> **Given exercise**: Collect every line below that contains the word "draw".

> **Information provided**:
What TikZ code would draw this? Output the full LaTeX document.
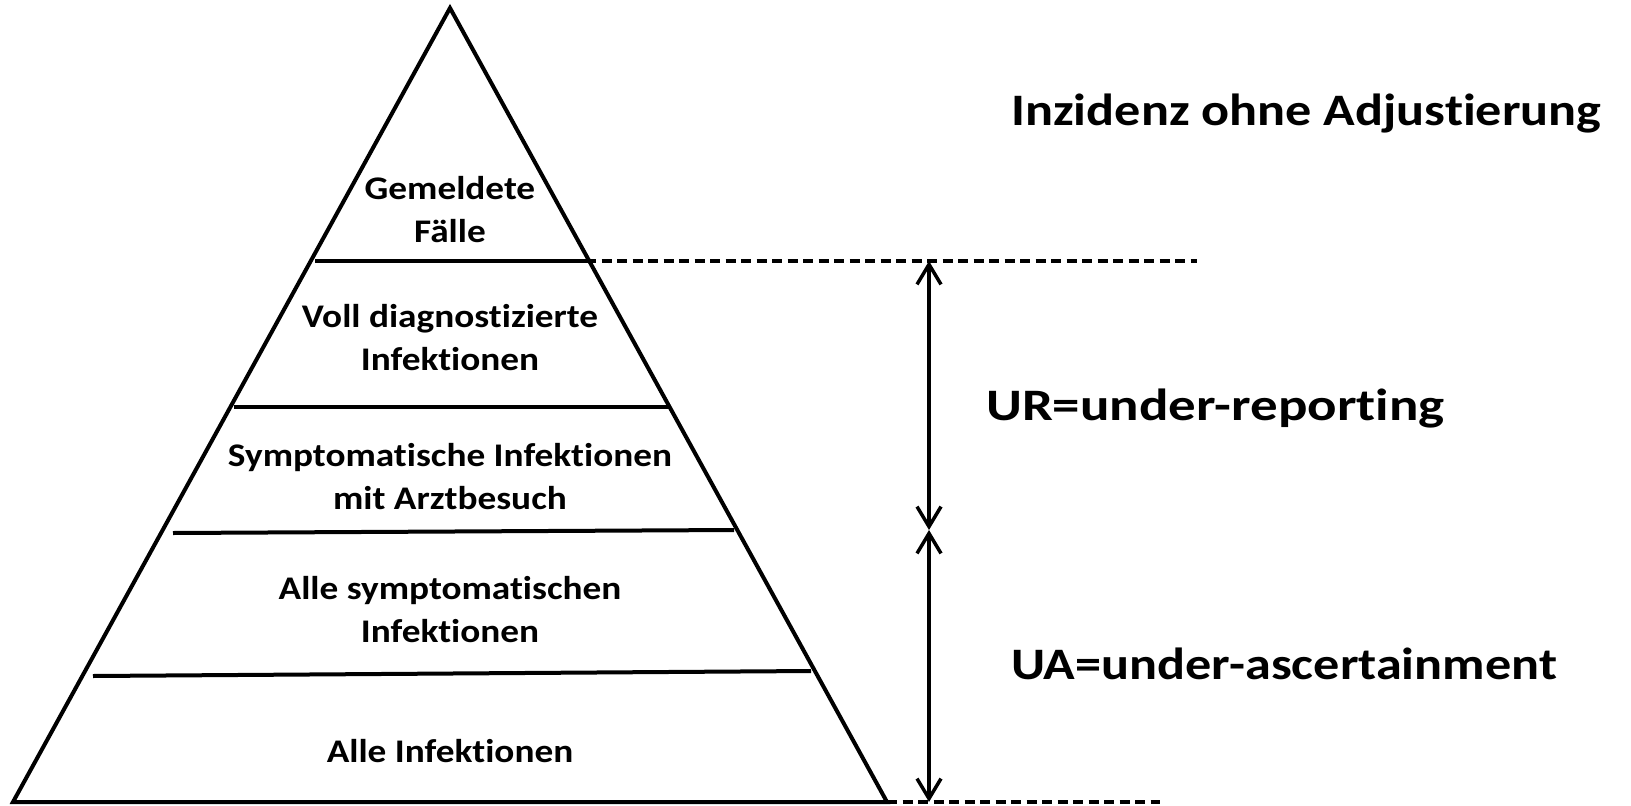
\documentclass[tikz,border=0pt]{standalone}
\usepackage{fontspec}
\setmainfont[Ligatures=NoCommon, FakeStretch=1.13]{Carlito}
\newfontfamily\sidefont[Ligatures=NoCommon, FakeStretch=1.16]{Carlito}
\newfontfamily\urfont[Ligatures=NoCommon, FakeStretch=1.22]{Carlito}
\usepackage{tikz}
\usetikzlibrary{arrows.meta,calc}
\definecolor{ink}{HTML}{000000}
\tikzset{
  lvl/.style={font=\bfseries\fontsize{33}{43}\selectfont, align=center, inner sep=0pt},
  side/.style={font=\sidefont\bfseries\fontsize{45}{54}\selectfont, anchor=base west, inner sep=0pt},
  cut/.style={line width=4pt, ink},
  guide/.style={line width=3.5pt, ink, dash pattern=on 10pt off 5.5pt},
  span/.style={line width=3.5pt, ink, {Straight Barb[length=20pt,width=24pt]}-{Straight Barb[length=20pt,width=24pt]}}
}
\begin{document}
\begin{tikzpicture}[x=1pt, y=-1pt]
\useasboundingbox (0,0) rectangle (1631,806);
% pyramid outline
\coordinate (top) at (450,8);
\coordinate (bl) at (13,802);
\coordinate (br) at (887,802);
\draw[line width=4pt, ink, line join=miter] (bl) -- (top) -- (br) -- cycle;
% layer borders
\draw[cut] (315,261) coordinate (c1l) -- (586,261) coordinate (c1r);
\draw[cut] (234,407) -- (670,407);
\draw[cut] (173,533) -- (734,530);
\draw[cut] (93,676) -- (811,671);
% layer labels
\node[lvl] (gem) at (450,210) {Gemeldete\\Fälle};
\node[lvl] (voll) at (450,338) {Voll diagnostizierte\\Infektionen};
\node[lvl] (arzt) at (450,477) {Symptomatische Infektionen\\mit Arztbesuch};
\node[lvl] (symp) at (450,610) {Alle symptomatischen\\Infektionen};
\node[lvl, anchor=base] (alle) at (450,762) {Alle Infektionen};
% reference lines and spans
\coordinate (dtop) at (1197,261);
\coordinate (dbot) at (1160,802);
\draw[guide] (c1r) -- (dtop);
\draw[guide] (br) -- (dbot);
\coordinate (ur) at (929,261);
\coordinate (mid) at (929,530);
\coordinate (ua) at (929,802);
\draw[span] (ur) -- (mid);
\draw[span] (mid) -- (ua);
% side labels
\node[side] (inz) at (1011,125) {Inzidenz ohne Adjustierung};
\node[side, font=\urfont\bfseries\fontsize{45}{54}\selectfont] (urlab) at (986,420) {UR=under-reporting};
\node[side] (ualab) at (1011,679) {UA=under-ascertainment};
\end{tikzpicture}
\end{document}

> **Result**:
What TikZ code would draw this? Output the full LaTeX document.
\draw[line width=4pt, ink, line join=miter] (bl) -- (top) -- (br) -- cycle;
\draw[cut] (315,261) coordinate (c1l) -- (586,261) coordinate (c1r);
\draw[cut] (234,407) -- (670,407);
\draw[cut] (173,533) -- (734,530);
\draw[cut] (93,676) -- (811,671);
\draw[guide] (c1r) -- (dtop);
\draw[guide] (br) -- (dbot);
\draw[span] (ur) -- (mid);
\draw[span] (mid) -- (ua);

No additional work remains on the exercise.